The curator of the NSA Gallery, Mr Storm van Rensburg, replied that the gallery reserves the right to hold the exhibition in accordance with the South African Constitution's provision for freedom of speech. He further stated that "the NSA Gallery, in mounting the exhibition, encourages and welcomes public debate on issues of human rights."

The Consul-General expressed his concern that organisations like the Tibet Society of South are damaging the good relationship between the PRC and South Africa, claiming that "the Dalai Lama is not a religious person but a political agitator who encourages misrepresentation of China," He submitted that Tibet had been part of China since the 13th Century and that before the "great reforms", the Tibetan people had been subjugated by and ruled with harshness by the Dalai Lama and wealthy landowners. "After 40 years of reform, there are positive changes inside Tibet; the Tibetan people's standard of living has improved, and there is freedom of religion. Tibet has undergone democratic reforms and seeing is believing" said the Consul General.
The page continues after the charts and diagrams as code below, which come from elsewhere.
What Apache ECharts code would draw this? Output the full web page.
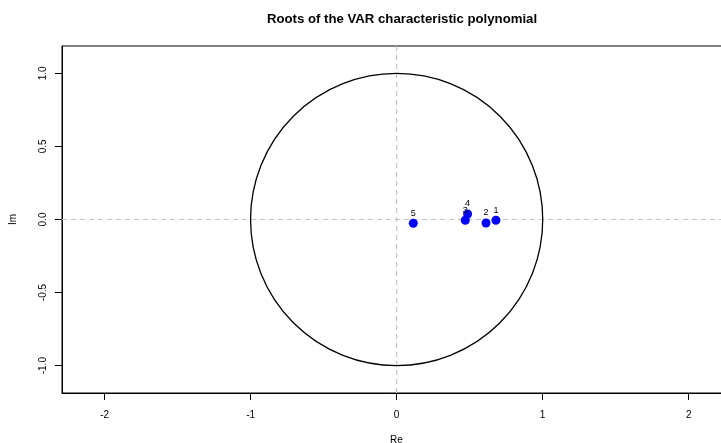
<!DOCTYPE html>
<html>
<head>
<meta charset="utf-8">
<script src="https://cdn.jsdelivr.net/npm/echarts@6/dist/echarts.min.js"></script>
<style>html,body{margin:0;padding:0;background:#fff;}#c{width:721px;height:443px;}</style>
</head>
<body>
<div id="c"></div>
<script>
const rootLabels = ['1', '2', '3', '4', '5'];
const rootRe = [0.680, 0.612, 0.470, 0.486, 0.114];
const rootIm = [-0.005, -0.024, -0.005, 0.038, -0.026];
const xTicks = [-2, -1, 0, 1, 2];
const yTicks = [-1.0, -0.5, 0.0, 0.5, 1.0];
const circleRadius = 1;
const xLim = [-2.292, 2.290];
const yLim = [-1.187, 1.187];

const chart = echarts.init(document.getElementById('c'), null, {renderer: 'canvas'});
const font = 'Liberation Sans, Arial, Helvetica, sans-serif';

const dashStyle = {color: '#c4c4c4', type: [5, 4], width: 1.2};

chart.setOption({
  animation: false,
  backgroundColor: '#ffffff',
  title: {
    text: 'Roots of the VAR characteristic polynomial',
    left: 397, top: 8, textAlign: 'center',
    textStyle: {fontFamily: font, fontSize: 13.2, fontWeight: 'bold', color: '#000'}
  },
  grid: {left: 62, top: 46, width: 669, height: 347, show: true, borderColor: '#000', borderWidth: 1,
    backgroundColor: 'transparent', outerBoundsMode: 'none', containLabel: false},
  xAxis: {
    type: 'value', min: xLim[0], max: xLim[1],
    name: 'Re', nameLocation: 'middle', nameGap: 42,
    nameTextStyle: {fontFamily: font, fontSize: 10, color: '#000'},
    axisLine: {show: true, onZero: false, lineStyle: {color: '#000', width: 1}},
    axisTick: {show: true, inside: false, length: 7, customValues: xTicks, lineStyle: {color: '#000'}},
    axisLabel: {show: true, margin: 17, customValues: xTicks, fontFamily: font, fontSize: 10, color: '#000',
      formatter: v => String(v)},
    splitLine: {show: false}
  },
  yAxis: {
    type: 'value', min: yLim[0], max: yLim[1],
    name: 'Im', nameLocation: 'middle', nameGap: 44,
    nameTextStyle: {fontFamily: font, fontSize: 10, color: '#000'},
    axisLine: {show: true, onZero: false, lineStyle: {color: '#000', width: 1}},
    axisTick: {show: true, inside: false, length: 7, customValues: yTicks, lineStyle: {color: '#000'}},
    axisLabel: {show: true, margin: 19, rotate: 90, customValues: yTicks, fontFamily: font, fontSize: 10, color: '#000',
      formatter: v => v.toFixed(1), verticalAlign: 'middle', align: 'center'},
    splitLine: {show: false}
  },
  series: [
    {
      type: 'line', silent: true, symbol: 'none', z: 1,
      data: [[0, yLim[0]], [0, yLim[1]]],
      lineStyle: dashStyle
    },
    {
      type: 'line', silent: true, symbol: 'none', z: 1,
      data: [[xLim[0], 0], [xLim[1], 0]],
      lineStyle: dashStyle
    },
    {
      type: 'custom',
      silent: true,
      data: [[0, 0, circleRadius]],
      renderItem: function (params, api) {
        const c = api.coord([api.value(0), api.value(1)]);
        const s = api.size([api.value(2), api.value(2)]);
        const r = (s[0] + s[1]) / 2;
        return {
          type: 'circle',
          shape: {cx: c[0], cy: c[1], r: r},
          style: {fill: 'none', stroke: '#000', lineWidth: 1.3}
        };
      },
      z: 2
    },
    {
      type: 'scatter',
      data: rootRe.map((x, i) => [x, rootIm[i]]),
      symbol: 'circle', symbolSize: 9,
      itemStyle: {color: '#0000ff', opacity: 1, borderWidth: 0},
      label: {
        show: true, position: 'top', distance: 1,
        formatter: p => rootLabels[p.dataIndex],
        fontFamily: font, fontSize: 9, color: '#000', textBorderWidth: 0
      },
      z: 5
    }
  ]
});
</script>
</body>
</html>
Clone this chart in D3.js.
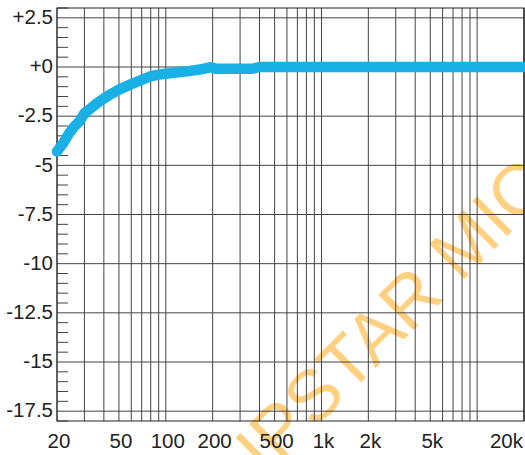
<!DOCTYPE html>
<html>
<head>
<meta charset="utf-8">
<script src="https://cdn.jsdelivr.net/npm/d3@7/dist/d3.min.js"></script>
<style>
  html, body { margin: 0; padding: 0; background: #fff; }
  svg { display: block; }
  text { font-family: "Liberation Sans", Arial, sans-serif; }
</style>
</head>
<body>
<svg id="chart" width="525" height="455"></svg>
<script>
// ---- data ----
const freqs = [20, 22, 24, 26, 28, 30, 33, 36, 40, 45, 50, 60, 70, 80, 90, 100, 120, 140, 165, 195, 210, 360, 400, 1000, 5000, 20000];
const levels = [-4.3, -3.85, -3.35, -3.0, -2.75, -2.35, -2.1, -1.85, -1.6, -1.35, -1.15, -0.87, -0.66, -0.47, -0.39, -0.34, -0.27, -0.21, -0.13, -0.01, -0.09, -0.09, 0.0, 0.0, 0.0, 0.0];
const yTickValues = [2.5, 0, -2.5, -5, -7.5, -10, -12.5, -15, -17.5];
const yTickLabels = ["+2.5", "+0", "-2.5", "-5", "-7.5", "-10", "-12.5", "-15", "-17.5"];
const xTickValues = [20, 50, 100, 200, 500, 1000, 2000, 5000, 20000];
const xTickLabels = ["20", "50", "100", "200", "500", "1k", "2k", "5k", "20k"];
const watermarkText = "IPSTAR MIC";

// ---- layout ----
const svg = d3.select("#chart");
const mLeft = 57, mRight = 524, mTop = 8, mBottom = 421;
const x = d3.scaleLog().domain([20, 20000]).range([mLeft, mRight]);
const y = d3.scaleLinear().domain([-18, 3]).range([mBottom, mTop]);

// watermark (under grid)
const fs = 72;
svg.append("g")
  .attr("transform", "translate(391.5,315.5) rotate(-45)")
  .append("text")
  .attr("x", 0).attr("y", 0).attr("dy", (0.358 * fs) + "px")
  .attr("text-anchor", "middle")
  .attr("font-size", fs + "px")
  .attr("fill", "#FFD080")
  .text(watermarkText);

// vertical grid lines: log grid 20..20k
const vGrid = [];
for (let dec = 10; dec <= 10000; dec *= 10) {
  for (let d = 1; d <= 9; d++) {
    const v = d * dec;
    if (v >= 20 && v <= 20000) vGrid.push(v);
  }
}
vGrid.push(20000);
svg.append("g").selectAll("line").data(vGrid).join("line")
  .attr("x1", d => x(d)).attr("x2", d => x(d))
  .attr("y1", mTop).attr("y2", mBottom)
  .attr("stroke", "#444").attr("stroke-width", 1);

// horizontal grid lines
svg.append("g").selectAll("line").data(yTickValues).join("line")
  .attr("x1", mLeft).attr("x2", mRight)
  .attr("y1", d => y(d)).attr("y2", d => y(d))
  .attr("stroke", "#444").attr("stroke-width", 1);

// minor y ticks every 0.5 dB
const minor = d3.range(-18, 3.01, 0.5).filter(v => Math.abs(v / 2.5 - Math.round(v / 2.5)) > 1e-6);
svg.append("g").selectAll("line").data(minor).join("line")
  .attr("x1", mLeft).attr("x2", mLeft + 11)
  .attr("y1", d => y(d)).attr("y2", d => y(d))
  .attr("stroke", "#444").attr("stroke-width", 1);

// frame
svg.append("rect")
  .attr("x", mLeft).attr("y", mTop)
  .attr("width", mRight - mLeft).attr("height", mBottom - mTop)
  .attr("fill", "none").attr("stroke", "#222").attr("stroke-width", 1);

// y labels
svg.append("g").selectAll("text").data(yTickValues).join("text")
  .attr("x", 53).attr("y", d => y(d) - 1).attr("dy", "0.35em")
  .attr("text-anchor", "end").attr("font-size", "20.5px").attr("fill", "#222")
  .text((d, i) => yTickLabels[i]);

// x labels
svg.append("g").selectAll("text").data(xTickValues).join("text")
  .attr("x", (d, i) => i === xTickValues.length - 1 ? 523 : x(d) + 2)
  .attr("y", 448)
  .attr("text-anchor", (d, i) => i === xTickValues.length - 1 ? "end" : "middle")
  .attr("font-size", "20.5px").attr("fill", "#222")
  .text((d, i) => xTickLabels[i]);

// response curve
const line = d3.line().x(d => x(d[0])).y(d => y(d[1]));
svg.append("path")
  .datum(freqs.map((f, i) => [f, levels[i]]))
  .attr("d", line)
  .attr("fill", "none")
  .attr("stroke", "#19B0E6")
  .attr("stroke-width", 10.5)
  .attr("stroke-linecap", "round")
  .attr("stroke-linejoin", "round");
</script>
</body>
</html>
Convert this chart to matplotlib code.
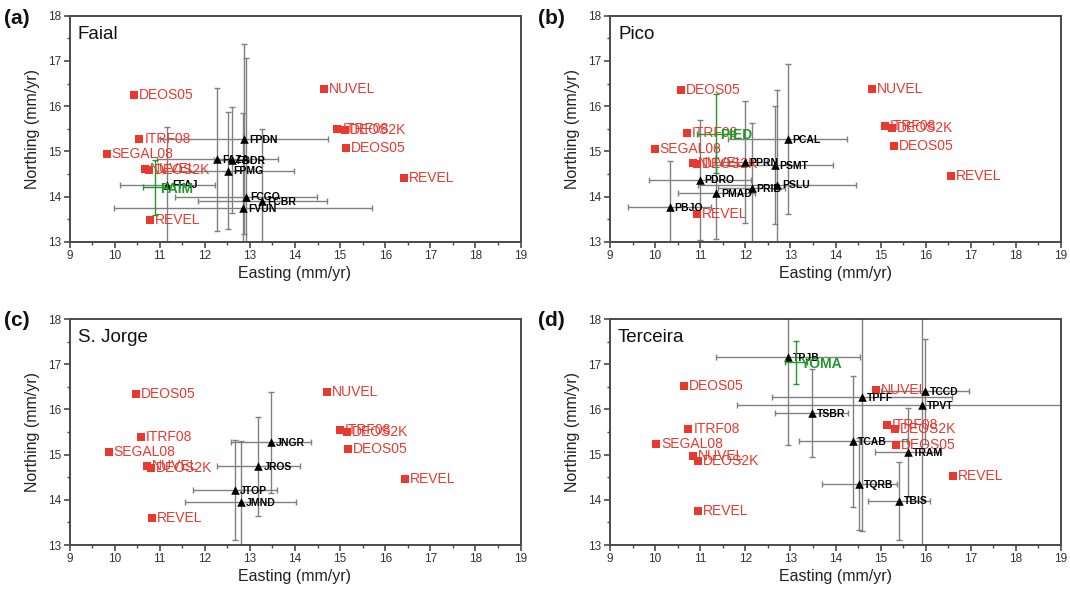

The Consul-General ended the meeting with a warning that the NSA Gallery should desist from holding the exhibition "before it gets worse." In response, the gallery's curator invited the PRC to lodge their complaint in writing and if necessary, approach the media with their objections to the content of the exhibition on Tibet.

After the meeting ended, Mr. Xiusheng handed over a brochure entitled "Seeking Fresh Development in the New Century", the PRC's version of the "true Tibet". The cover sports a colour photograph of the Potala Palace, former winter home of the Dalai Lama, with two smiling Tibetans in traditional dress holding a video camera.

The NSA Gallery assured Mr. Renato Palmi, representing the Tibet Society of South Africa, that the exhibition would be displayed despite the Consul-General's protests.